Why is a Data Catalog the Next Critical Big Data PLATFORM Component?

Most industry analysts talk about data catalogs as if they are just a simple database of metadata with a search user interface on them. The use of the UI is mainly associated with self-service analytics, helping data analysts and data scientists find the data they need to do their jobs. And while all good data catalogs present a user friendly search UI that lets you filter using built-in or your own custom facets (see image), that really is only just scratching the surface of how data catalogs can be used.

Data catalog dashboard screenshot showing how search used crowd-sourced data

Figure 1:  Search results with faceted filtering

Data Catalogs as a Platform

An even more interesting use case is how you can integrate a data catalog as part of an automated data flow, which in turn is part of a standard process that your organization runs.  For example, imagine you acquire a new data set from an external data supplier, and you want to get that data put into use quickly in your organization. The challenge is that while you know you have similar data already in use, the terminology you use within your organization to describe any given attribute of that data is likely to be different than the terminology your supplier uses.

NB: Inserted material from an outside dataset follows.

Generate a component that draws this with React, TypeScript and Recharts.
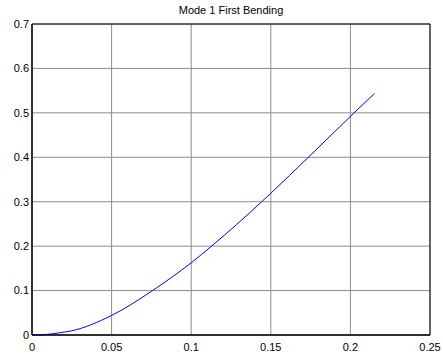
import React from 'react';
import { LineChart, Line, XAxis, YAxis, CartesianGrid, ReferenceArea } from 'recharts';

const xValues = [0, 0.01, 0.0174, 0.025, 0.05, 0.0757, 0.1, 0.1128, 0.1443, 0.15, 0.1736, 0.2023, 0.2151];
const yValues = [0, 0.0015, 0.005, 0.0095, 0.044, 0.1, 0.1625, 0.2, 0.3, 0.319, 0.4, 0.5, 0.5435];
const xTicks = [0, 0.05, 0.1, 0.15, 0.2, 0.25];
const yTicks = [0, 0.1, 0.2, 0.3, 0.4, 0.5, 0.6, 0.7];
const title = 'Mode 1 First Bending';

const data = xValues.map((x, i) => ({ x, y: yValues[i] }));

const font = 'Liberation Sans, Arial, sans-serif';

export default function App() {
  return (
    <div style={{ position: 'absolute', left: 0, top: 0, width: 443, height: 358, background: '#fff' }}>
      <div style={{ position: 'absolute', left: 32, width: 398, top: 4, textAlign: 'center', fontFamily: font, fontSize: 11, color: '#000' }}>
        {title}
      </div>
      <LineChart width={443} height={358} data={data} margin={{ top: 24, right: 13, left: 0, bottom: 0 }}>
        <CartesianGrid stroke="#8c8c8c" strokeWidth={1} />
        <XAxis
          dataKey="x"
          type="number"
          domain={[0, 0.25]}
          ticks={xTicks}
          tickFormatter={(v: number) => String(v)}
          height={23}
          tickSize={0}
          tickMargin={8}
          axisLine={{ stroke: '#000' }}
          tick={{ fill: '#000', fontSize: 11, fontFamily: font }}
        />
        <YAxis
          type="number"
          domain={[0, 0.7]}
          ticks={yTicks}
          tickFormatter={(v: number) => String(v)}
          width={32}
          tickSize={0}
          tickMargin={3}
          axisLine={{ stroke: '#000' }}
          tick={{ fill: '#000', fontSize: 11, fontFamily: font }}
        />
        <ReferenceArea x1={0} x2={0.25} y1={0} y2={0.7} fill="none" fillOpacity={0} stroke="#000" strokeWidth={1} ifOverflow="visible" />
        <Line type="monotone" dataKey="y" stroke="#0000ff" strokeWidth={1} dot={false} isAnimationActive={false} />
      </LineChart>
    </div>
  );
}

In the old world, a data steward would be assigned to open the data file, look at each column, execute some SQL queries to get basic stats on each column of data, then manually map the columns of data to the business terms that the organization typically uses. In my experience, this takes an hour a column on average.

To speed this up, the data catalog can be used as part of an automated process that would look something like this:

  • Data is placed in a predefined location.
  • A script, which is running hourly or daily, checks to see if there is new data in that location. If there is, it automatically invokes the data catalog to profile and fingerprint the data.
  • The data catalog inspects the data in all the columns, generates profiling statistics (min, max, average, value frequencies, etc.) then automatically categorizes and tags the data.
  • Those attributes where the automated tagging is above an 80% confidence rate are automatically passed into the data lake for use. Those attributes where the automated tagging algorithm returns a result below 80% would be reviewed by a data steward and then passed into the data lake.
  • Data that passes automatically through the “quarantine” process above is made available in the data lake. If the attribute was considered to be sensitive data, then the tag is noted in the security system, which masks or de-identifies the sensitive data automatically.

The result of automating this data on-boarding process literally saves weeks to months of time in getting new data into an organization and put to use.

Why is This Automation and Rapid Time to Use for New Data Important?
It’s important because acting on new data more quickly than the competition can be the difference between being a market winner and a market loser. Look at companies like Amazon that have built their business around being faster to market with new products and services. They are able to do this because they were faster to market with their use of data and the subsequent analytics based on that data.

So as you build out your next generation big data architecture, think about how integrating your data catalog and data cataloging processes into your data workflows in an automated manner can change your organization’s ability to use data in a more agile manner. It may make the difference between being an also ran or number one.